Full-bodied, rich and thick are words that describe a quality spaghetti sauce. Thin and watery are not appealing qualities for the sauce you toss with your pasta. Simply cooking tomatoes for a short period of time with a little Italian seasoning, garlic and onions, and even beef, yields a meat or marinara sauce with little substance.
Typically, to make spaghetti sauce, you saute garlic and onions for a few minutes in olive oil, add crushed tomatoes and some herbs and spices. This process only takes 10 minutes or so to heat through, but to thicken the sauce more, simmer it for at least 45 minutes to help reduce some of the moisture from the tomatoes and consolidate the flavors.

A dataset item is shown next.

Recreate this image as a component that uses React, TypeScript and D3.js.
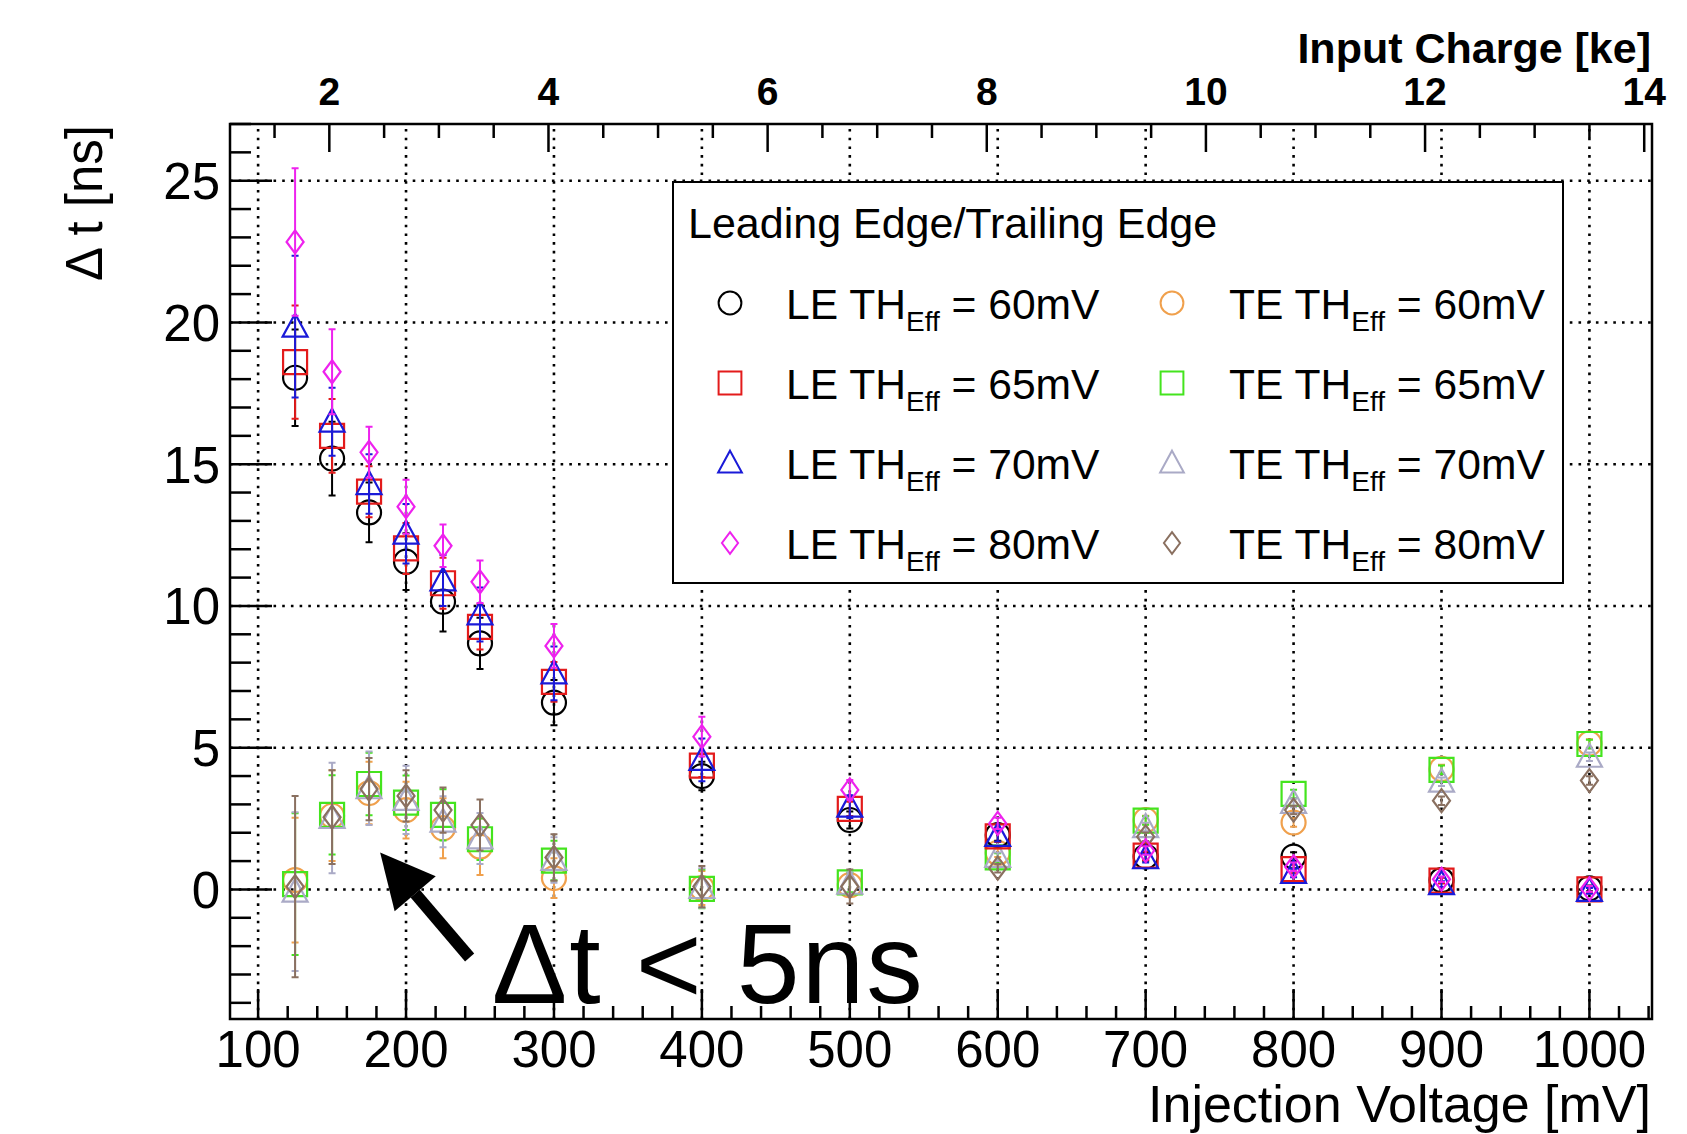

Sweeten and thicken your sauce by adding pureed carrots. Cook the onions, garlic, any meat and tomatoes as your recipe requires. In a separate pan, cook one large carrot, chopped, in olive oil and enough chicken broth to cover it. Simmer until the carrot is soft, and then puree it in a food processor or blender. Add the carrot mixture to the tomato mix along with any seasonings. Simmer for 10 to 15 minutes, or until thickened to your liking.
As it cooks, pasta releases starch, which you can use to thicken your spaghetti sauce. The key is, don’t rinse the pasta before you sauce it. When you rinse the spaghetti, sauce slips right off and you lose any lingering starch that can help with thickening. Instead, to coat your noodles, pull them out of the pot of boiling water with a slotted spider or tongs and add them immediately to the sauce. Cook for two to three minutes, as you stir, coating the spaghetti completely.
Add a tablespoon or two of tomato paste to thicken the sauce, stirring it along with the other tomato ingredients and giving it time to cook. Keep in mind that it might make your sauce taste too heavily of canned tomato. If it does, you’ll have to adjust the other seasonings accordingly.
Do not use flour or cornstarch to thicken the sauce. Flour will add a pasty consistency and taste that is inappropriate for a good, tomato-based sauce. Cornstarch will also add an off-taste to your sauce and won’t thicken well due to the acidity of the tomatoes. Save flour or cornstarch for gravies, Asian dishes and desserts.